It's also a good best practice to hold the pad flat to the surface and not hold the pad at an angle so you're only using a portion of the pad on edge. That said, sooner or later all panels come to an end at the end of the panel is an edge. Your goal is to buff the paint up to the edge but not buff with firm pressure directly on top of the edge.

When your rotary buffer is turned on and you're looking down on the back of the buffing pad and backing plate, the pad spins in a clockwise rotation. You need to understand the relationship between the direction the buffing pad is rotating and the way you run the pad next to an edge.

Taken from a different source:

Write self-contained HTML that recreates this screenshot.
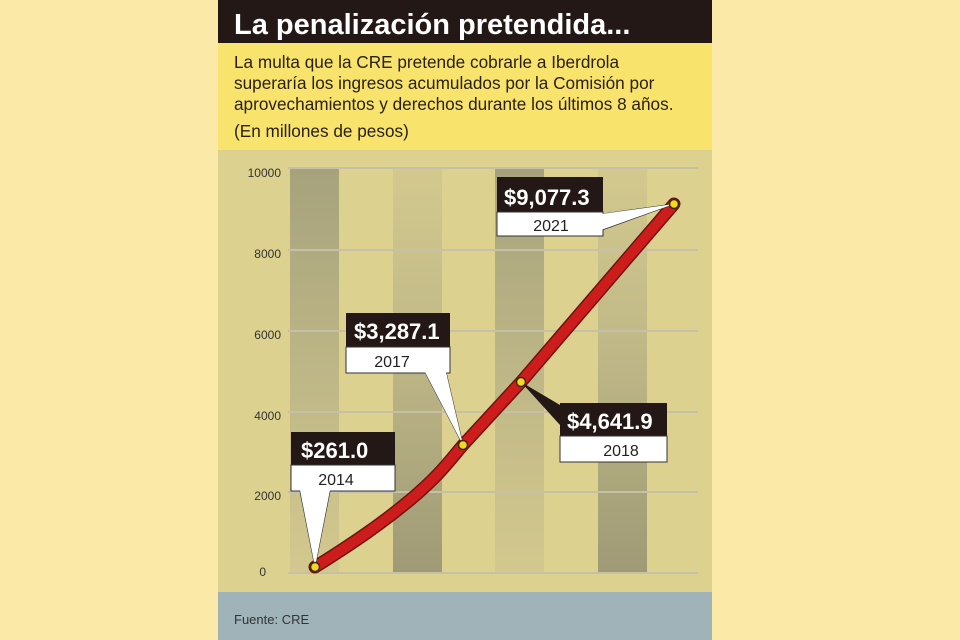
<!DOCTYPE html>
<html><head><meta charset="utf-8"><style>
body{margin:0;width:960px;height:640px;background:#fbe9a8;overflow:hidden;font-family:"Liberation Sans",sans-serif}
</style></head><body>
<svg width="960" height="640" viewBox="0 0 960 640" xmlns="http://www.w3.org/2000/svg" style="position:absolute;left:0;top:0">
<defs>
<linearGradient id="gd" x1="0" y1="0" x2="0" y2="1"><stop offset="0" stop-color="#a6a27c"/><stop offset="0.6" stop-color="#c2ba88"/><stop offset="1" stop-color="#d3c98e"/></linearGradient>
<linearGradient id="gu" x1="0" y1="0" x2="0" y2="1"><stop offset="0" stop-color="#d3c98e"/><stop offset="0.4" stop-color="#c2ba88"/><stop offset="1" stop-color="#9f9a76"/></linearGradient>
</defs>
<rect x="218" y="0" width="494" height="43" fill="#231815"/>
<text x="234" y="34" font-size="29" font-weight="bold" fill="#fff">La penalización pretendida...</text>
<rect x="218" y="43" width="494" height="107" fill="#f8e36c"/>
<g font-size="17.2" fill="#2a2018">
<text x="234" y="68">La multa que la CRE pretende cobrarle a Iberdrola</text>
<text x="234" y="89">superaría los ingresos acumulados por la Comisión por</text>
<text x="234" y="110">aprovechamientos y derechos durante los últimos 8 años.</text>
<text x="234" y="137">(En millones de pesos)</text>
</g>
<rect x="218" y="150" width="494" height="442" fill="#dcd18f"/>
<rect x="290" y="168" width="49" height="405" fill="url(#gd)"/>
<rect x="393" y="168" width="49" height="405" fill="url(#gu)"/>
<rect x="495" y="168" width="49" height="405" fill="url(#gd)"/>
<rect x="598" y="168" width="49" height="405" fill="url(#gu)"/>
<g stroke="#c6c0a6" stroke-width="2">
<line x1="288" y1="168" x2="698" y2="168"/><line x1="288" y1="250" x2="698" y2="250"/><line x1="288" y1="331" x2="698" y2="331"/><line x1="288" y1="412" x2="698" y2="412"/><line x1="288" y1="492" x2="698" y2="492"/><line x1="288" y1="573" x2="698" y2="573"/>
</g>
<g font-size="12" fill="#333" text-anchor="end">
<text x="281" y="177">10000</text><text x="281" y="258">8000</text><text x="281" y="339">6000</text><text x="281" y="420">4000</text><text x="281" y="500">2000</text><text x="266" y="576">0</text>
</g>
<path d="M315 567 C350 545 380 525 410 500 C440 475 450 460 463 445 L521 382 L674 204" fill="none" stroke="#6e1410" stroke-width="13" stroke-linecap="round"/>
<path d="M315 567 C350 545 380 525 410 500 C440 475 450 460 463 445 L521 382 L674 204" fill="none" stroke="#cc1c1c" stroke-width="10" stroke-linecap="round"/>
<polygon points="300,491 330,491 315,567" fill="#fff" stroke="#333" stroke-width="1"/>
<polygon points="425,372 446,372 463,445" fill="#fff" stroke="#333" stroke-width="1"/>
<polygon points="602,214 602,230 674,204" fill="#fff" stroke="#333" stroke-width="1"/>
<polygon points="521,382 560,405 560,425" fill="#231815"/>
<g font-weight="bold" font-size="22" fill="#fff">
<rect x="291" y="432" width="104" height="33" fill="#231815"/><text x="301" y="458">$261.0</text>
<rect x="346" y="313" width="104" height="34" fill="#231815"/><text x="354" y="339">$3,287.1</text>
<rect x="497" y="177" width="106" height="35" fill="#231815"/><text x="504" y="205">$9,077.3</text>
<rect x="560" y="403" width="107" height="33" fill="#231815"/><text x="567" y="429">$4,641.9</text>
</g>
<g font-size="16" fill="#222" text-anchor="middle">
<rect x="291" y="465" width="104" height="26" fill="#fff" stroke="#333" stroke-width="1"/><text x="336" y="485">2014</text>
<rect x="346" y="347" width="104" height="26" fill="#fff" stroke="#333" stroke-width="1"/><text x="392" y="367">2017</text>
<rect x="497" y="212" width="106" height="24" fill="#fff" stroke="#333" stroke-width="1"/><text x="551" y="231">2021</text>
<rect x="560" y="436" width="107" height="26" fill="#fff" stroke="#333" stroke-width="1"/><text x="621" y="456">2018</text>
</g>
<polygon points="425,372 446,372 463,445" fill="#fff"/>
<polygon points="300,490 330,490 315,567" fill="#fff"/>
<polygon points="601,214 601,230 674,204" fill="#fff"/>
<g fill="#f5d81a" stroke="#3a2a10" stroke-width="1.5">
<circle cx="315" cy="567" r="4.5"/><circle cx="463" cy="445" r="4.5"/><circle cx="521" cy="382" r="4.5"/><circle cx="674" cy="204" r="4.5"/>
</g>
<rect x="218" y="592" width="494" height="48" fill="#9fb3b9"/>
<text x="234" y="624" font-size="13" fill="#333">Fuente: CRE</text>
</svg>
</body></html>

You want the pad touching down in a way that the pad is rotating over and off the edge, not rotating into the edge. See the pictures below as I think they will do a better job of showing you what to do and what not to do.

*Right Technique*
In these pictures the body of the rotary buffer is held in a way so that when the pad is spinning it is buffing or rotating *OFF* the edge.



















*Wrong Technique*
In these pictures the body of the rotary buffer is held in a way so that when the pad is spinning it is buffing or rotating *INTO* the edge.



















*Make sense?*

A good way to really understand what it means to buff off an edge or to buff into an edge is to get a junker panel or a beater car that no one cares about and *PURPOSEFULLY* perform both the correct and incorrect technique.

The technique will make complete sense immediately when you try to buff into and edge.


----------